• _Given data_
· · · ·

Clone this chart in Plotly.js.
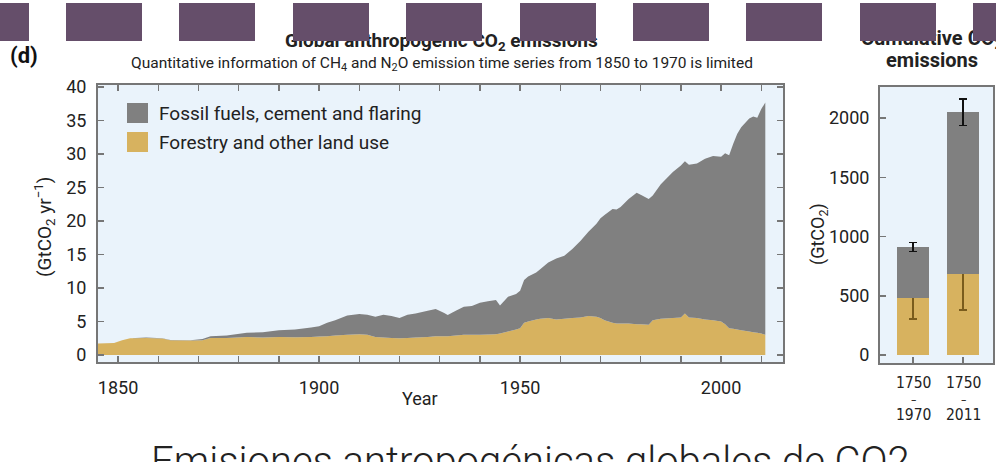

· · · ·

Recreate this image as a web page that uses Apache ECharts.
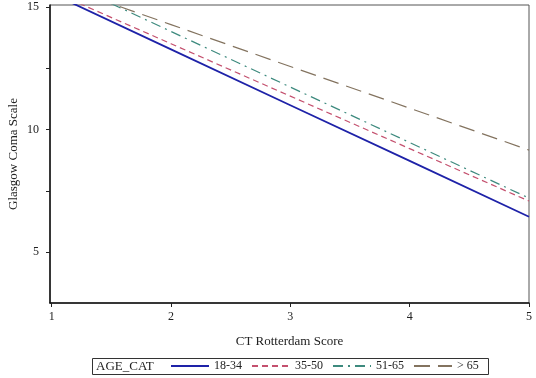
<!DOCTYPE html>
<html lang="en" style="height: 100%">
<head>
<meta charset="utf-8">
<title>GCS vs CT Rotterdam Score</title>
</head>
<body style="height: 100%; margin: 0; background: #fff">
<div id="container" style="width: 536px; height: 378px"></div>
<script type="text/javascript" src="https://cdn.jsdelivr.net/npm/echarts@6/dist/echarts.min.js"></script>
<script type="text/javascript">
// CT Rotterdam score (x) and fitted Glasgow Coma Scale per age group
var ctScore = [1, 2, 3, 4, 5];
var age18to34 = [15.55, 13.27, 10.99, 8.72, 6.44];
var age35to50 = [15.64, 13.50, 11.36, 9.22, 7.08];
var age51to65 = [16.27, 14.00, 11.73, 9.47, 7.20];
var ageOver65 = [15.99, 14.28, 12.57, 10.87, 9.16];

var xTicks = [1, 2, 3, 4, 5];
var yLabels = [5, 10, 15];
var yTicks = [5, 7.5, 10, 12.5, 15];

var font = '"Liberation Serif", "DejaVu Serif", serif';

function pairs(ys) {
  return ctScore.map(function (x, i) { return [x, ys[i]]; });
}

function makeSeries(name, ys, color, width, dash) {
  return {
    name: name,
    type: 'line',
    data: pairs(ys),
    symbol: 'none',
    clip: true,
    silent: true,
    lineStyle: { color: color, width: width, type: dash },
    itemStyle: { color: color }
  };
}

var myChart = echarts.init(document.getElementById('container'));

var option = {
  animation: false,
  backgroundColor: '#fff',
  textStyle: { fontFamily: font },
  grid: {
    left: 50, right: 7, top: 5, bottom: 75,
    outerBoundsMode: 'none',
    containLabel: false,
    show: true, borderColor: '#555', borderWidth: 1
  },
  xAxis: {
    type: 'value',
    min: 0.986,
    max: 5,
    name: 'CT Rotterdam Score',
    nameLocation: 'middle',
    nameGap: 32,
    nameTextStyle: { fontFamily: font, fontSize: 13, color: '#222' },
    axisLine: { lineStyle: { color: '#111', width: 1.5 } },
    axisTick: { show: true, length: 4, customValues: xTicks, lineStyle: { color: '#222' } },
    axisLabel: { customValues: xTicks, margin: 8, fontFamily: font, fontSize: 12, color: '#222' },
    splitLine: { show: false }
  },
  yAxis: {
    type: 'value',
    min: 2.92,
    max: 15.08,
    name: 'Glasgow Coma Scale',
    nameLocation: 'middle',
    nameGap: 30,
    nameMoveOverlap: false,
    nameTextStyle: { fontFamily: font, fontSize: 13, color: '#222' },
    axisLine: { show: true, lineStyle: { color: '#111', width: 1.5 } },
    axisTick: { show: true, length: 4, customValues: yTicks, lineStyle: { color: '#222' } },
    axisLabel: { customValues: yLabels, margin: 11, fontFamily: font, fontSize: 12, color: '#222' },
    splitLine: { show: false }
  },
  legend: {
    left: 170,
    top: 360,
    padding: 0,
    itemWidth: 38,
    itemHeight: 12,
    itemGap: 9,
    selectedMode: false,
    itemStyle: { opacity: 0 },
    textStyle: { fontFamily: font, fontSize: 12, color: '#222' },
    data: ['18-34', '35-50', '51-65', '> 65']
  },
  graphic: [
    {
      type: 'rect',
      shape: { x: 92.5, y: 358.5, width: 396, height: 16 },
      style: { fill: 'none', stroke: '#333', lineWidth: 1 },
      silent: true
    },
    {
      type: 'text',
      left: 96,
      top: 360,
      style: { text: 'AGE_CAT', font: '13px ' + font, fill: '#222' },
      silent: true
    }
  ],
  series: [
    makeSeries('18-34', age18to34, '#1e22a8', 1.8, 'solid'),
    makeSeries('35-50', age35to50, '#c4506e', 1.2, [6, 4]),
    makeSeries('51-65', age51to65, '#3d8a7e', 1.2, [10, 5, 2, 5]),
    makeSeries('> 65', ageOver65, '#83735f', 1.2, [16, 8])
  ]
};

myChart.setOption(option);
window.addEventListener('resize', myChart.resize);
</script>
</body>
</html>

· · · ·

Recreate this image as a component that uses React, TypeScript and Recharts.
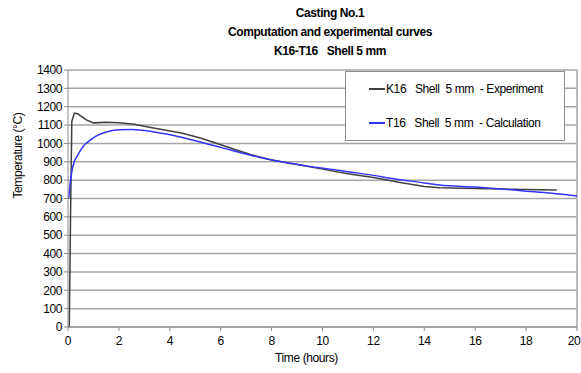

· · · ·

• _Short task_
Skip all pictures. Output only the lines from the one containing "Recreate this image as a web" to the one containing "var ageOver65 = [15.99, 14.28, 12.57, 10.87, 9.16];", both lines included.

• _Finished answer_
Recreate this image as a web page that uses Apache ECharts.
<!DOCTYPE html>
<html lang="en" style="height: 100%">
<head>
<meta charset="utf-8">
<title>GCS vs CT Rotterdam Score</title>
</head>
<body style="height: 100%; margin: 0; background: #fff">
<div id="container" style="width: 536px; height: 378px"></div>
<script type="text/javascript" src="https://cdn.jsdelivr.net/npm/echarts@6/dist/echarts.min.js"></script>
<script type="text/javascript">
// CT Rotterdam score (x) and fitted Glasgow Coma Scale per age group
var ctScore = [1, 2, 3, 4, 5];
var age18to34 = [15.55, 13.27, 10.99, 8.72, 6.44];
var age35to50 = [15.64, 13.50, 11.36, 9.22, 7.08];
var age51to65 = [16.27, 14.00, 11.73, 9.47, 7.20];
var ageOver65 = [15.99, 14.28, 12.57, 10.87, 9.16];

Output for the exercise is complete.